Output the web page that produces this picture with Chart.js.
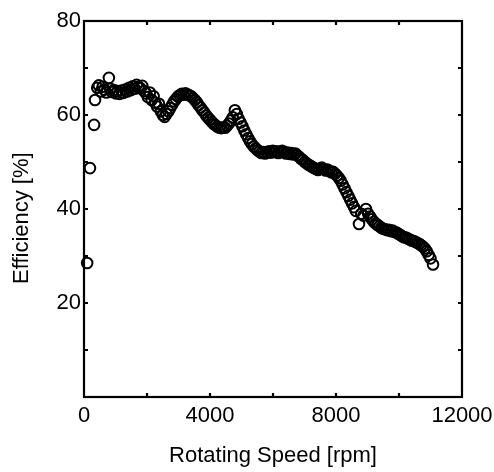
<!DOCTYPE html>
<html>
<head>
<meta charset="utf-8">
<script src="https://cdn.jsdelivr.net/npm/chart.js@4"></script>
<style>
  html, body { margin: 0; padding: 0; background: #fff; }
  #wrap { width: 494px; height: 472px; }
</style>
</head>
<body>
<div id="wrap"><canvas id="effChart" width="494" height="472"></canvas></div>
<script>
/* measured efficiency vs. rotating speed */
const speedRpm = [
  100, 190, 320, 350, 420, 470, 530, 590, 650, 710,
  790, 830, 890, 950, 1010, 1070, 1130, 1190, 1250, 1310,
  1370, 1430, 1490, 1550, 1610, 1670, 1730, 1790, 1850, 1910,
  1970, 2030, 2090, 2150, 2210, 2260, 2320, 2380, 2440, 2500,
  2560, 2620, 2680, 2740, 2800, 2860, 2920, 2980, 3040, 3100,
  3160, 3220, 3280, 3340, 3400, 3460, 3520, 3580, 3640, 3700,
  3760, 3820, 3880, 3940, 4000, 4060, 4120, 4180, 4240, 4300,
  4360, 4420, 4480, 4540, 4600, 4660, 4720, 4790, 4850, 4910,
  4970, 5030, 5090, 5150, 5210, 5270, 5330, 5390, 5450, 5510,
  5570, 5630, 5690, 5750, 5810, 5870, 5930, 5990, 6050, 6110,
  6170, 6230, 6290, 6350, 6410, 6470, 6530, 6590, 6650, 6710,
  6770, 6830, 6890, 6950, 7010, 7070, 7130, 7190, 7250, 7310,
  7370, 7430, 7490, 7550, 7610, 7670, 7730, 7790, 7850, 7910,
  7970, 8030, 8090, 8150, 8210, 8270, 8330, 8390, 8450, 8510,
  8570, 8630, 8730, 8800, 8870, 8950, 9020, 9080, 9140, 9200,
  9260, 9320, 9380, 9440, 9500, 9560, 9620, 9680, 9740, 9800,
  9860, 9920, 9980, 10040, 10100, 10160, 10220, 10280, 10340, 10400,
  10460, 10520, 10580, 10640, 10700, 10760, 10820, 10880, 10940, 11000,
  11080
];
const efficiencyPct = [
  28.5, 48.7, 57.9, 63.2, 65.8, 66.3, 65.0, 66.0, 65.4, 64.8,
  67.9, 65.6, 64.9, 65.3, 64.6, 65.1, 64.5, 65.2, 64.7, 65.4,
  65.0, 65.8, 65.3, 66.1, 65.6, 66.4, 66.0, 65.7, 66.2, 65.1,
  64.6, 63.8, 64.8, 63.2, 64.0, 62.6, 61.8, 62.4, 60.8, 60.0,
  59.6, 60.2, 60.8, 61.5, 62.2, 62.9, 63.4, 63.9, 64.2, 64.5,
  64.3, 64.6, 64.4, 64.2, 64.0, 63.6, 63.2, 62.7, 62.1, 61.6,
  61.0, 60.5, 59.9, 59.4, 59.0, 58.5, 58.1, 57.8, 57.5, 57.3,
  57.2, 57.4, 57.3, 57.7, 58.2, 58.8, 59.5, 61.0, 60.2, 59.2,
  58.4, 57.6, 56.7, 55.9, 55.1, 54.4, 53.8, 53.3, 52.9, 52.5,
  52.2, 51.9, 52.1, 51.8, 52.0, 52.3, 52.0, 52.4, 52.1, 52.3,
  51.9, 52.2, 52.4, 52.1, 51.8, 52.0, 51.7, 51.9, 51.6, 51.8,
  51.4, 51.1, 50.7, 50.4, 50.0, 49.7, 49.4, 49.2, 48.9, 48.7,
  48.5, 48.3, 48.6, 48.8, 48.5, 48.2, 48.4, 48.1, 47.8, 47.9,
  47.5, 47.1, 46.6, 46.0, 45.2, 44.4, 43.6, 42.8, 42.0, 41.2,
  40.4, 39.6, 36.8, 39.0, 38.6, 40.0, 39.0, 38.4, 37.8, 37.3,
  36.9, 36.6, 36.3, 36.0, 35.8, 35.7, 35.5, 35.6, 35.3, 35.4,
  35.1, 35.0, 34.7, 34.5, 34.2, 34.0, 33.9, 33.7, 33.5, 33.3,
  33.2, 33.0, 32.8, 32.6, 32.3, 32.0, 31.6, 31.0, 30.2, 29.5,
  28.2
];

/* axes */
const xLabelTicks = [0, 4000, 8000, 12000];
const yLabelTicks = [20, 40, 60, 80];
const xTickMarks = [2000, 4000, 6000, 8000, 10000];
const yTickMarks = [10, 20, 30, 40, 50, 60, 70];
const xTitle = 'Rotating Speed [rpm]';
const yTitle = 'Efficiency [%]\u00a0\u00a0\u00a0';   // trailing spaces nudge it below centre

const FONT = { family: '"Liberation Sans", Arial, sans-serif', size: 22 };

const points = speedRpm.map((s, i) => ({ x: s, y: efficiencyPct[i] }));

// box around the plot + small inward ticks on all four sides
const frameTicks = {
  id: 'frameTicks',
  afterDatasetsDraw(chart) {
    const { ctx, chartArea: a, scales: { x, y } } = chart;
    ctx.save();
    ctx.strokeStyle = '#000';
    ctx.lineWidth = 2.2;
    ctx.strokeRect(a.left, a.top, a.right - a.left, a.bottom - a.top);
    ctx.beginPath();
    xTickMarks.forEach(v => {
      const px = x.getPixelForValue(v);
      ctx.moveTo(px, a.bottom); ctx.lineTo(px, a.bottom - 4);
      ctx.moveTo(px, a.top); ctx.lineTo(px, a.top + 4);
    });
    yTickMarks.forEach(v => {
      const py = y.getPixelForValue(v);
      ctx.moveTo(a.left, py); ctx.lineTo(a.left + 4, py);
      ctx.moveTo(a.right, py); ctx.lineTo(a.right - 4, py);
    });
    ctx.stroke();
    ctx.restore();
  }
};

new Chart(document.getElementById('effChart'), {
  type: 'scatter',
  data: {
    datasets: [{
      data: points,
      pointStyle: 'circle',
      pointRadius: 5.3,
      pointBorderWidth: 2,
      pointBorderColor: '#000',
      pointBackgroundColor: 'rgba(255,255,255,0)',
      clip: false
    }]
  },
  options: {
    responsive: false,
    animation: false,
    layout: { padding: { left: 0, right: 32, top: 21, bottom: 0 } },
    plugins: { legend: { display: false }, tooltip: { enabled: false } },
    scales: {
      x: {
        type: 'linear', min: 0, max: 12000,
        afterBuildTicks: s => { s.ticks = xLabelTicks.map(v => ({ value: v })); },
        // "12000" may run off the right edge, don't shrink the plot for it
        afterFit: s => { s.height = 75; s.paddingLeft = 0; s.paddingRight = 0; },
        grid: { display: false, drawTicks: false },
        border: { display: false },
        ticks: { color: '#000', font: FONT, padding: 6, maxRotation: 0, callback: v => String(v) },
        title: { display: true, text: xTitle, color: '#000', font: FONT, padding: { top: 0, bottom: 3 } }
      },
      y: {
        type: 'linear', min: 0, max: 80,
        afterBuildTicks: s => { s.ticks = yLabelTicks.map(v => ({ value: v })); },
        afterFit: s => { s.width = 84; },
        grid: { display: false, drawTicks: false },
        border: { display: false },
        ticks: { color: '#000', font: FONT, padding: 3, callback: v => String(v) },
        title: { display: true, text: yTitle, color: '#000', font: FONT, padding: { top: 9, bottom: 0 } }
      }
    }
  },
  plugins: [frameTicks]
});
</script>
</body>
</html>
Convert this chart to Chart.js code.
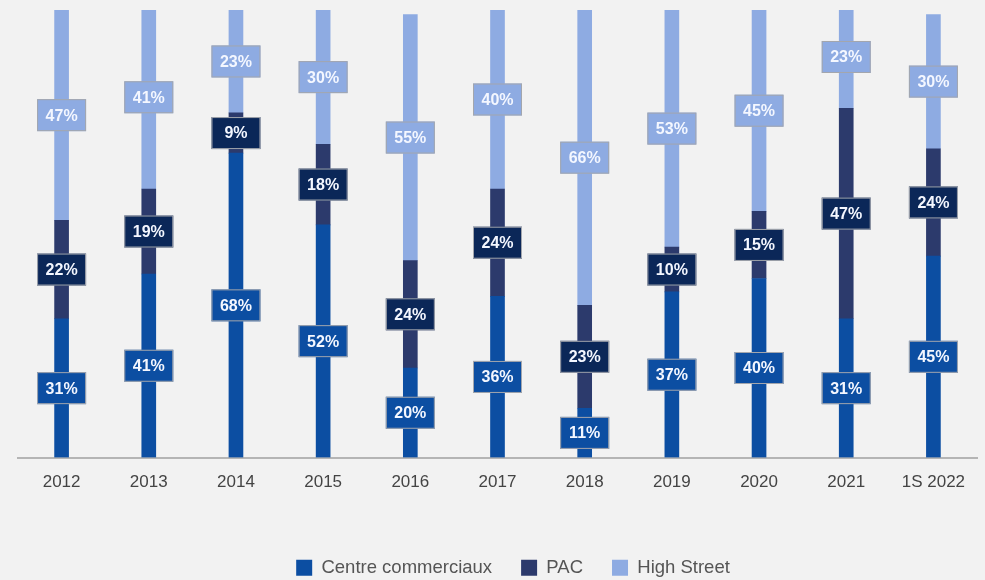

Task to complete: Which lines hold the string "this"? List them all.

Output:
Output the web page that produces this picture with Chart.js.
Convert this chart to Chart.js code.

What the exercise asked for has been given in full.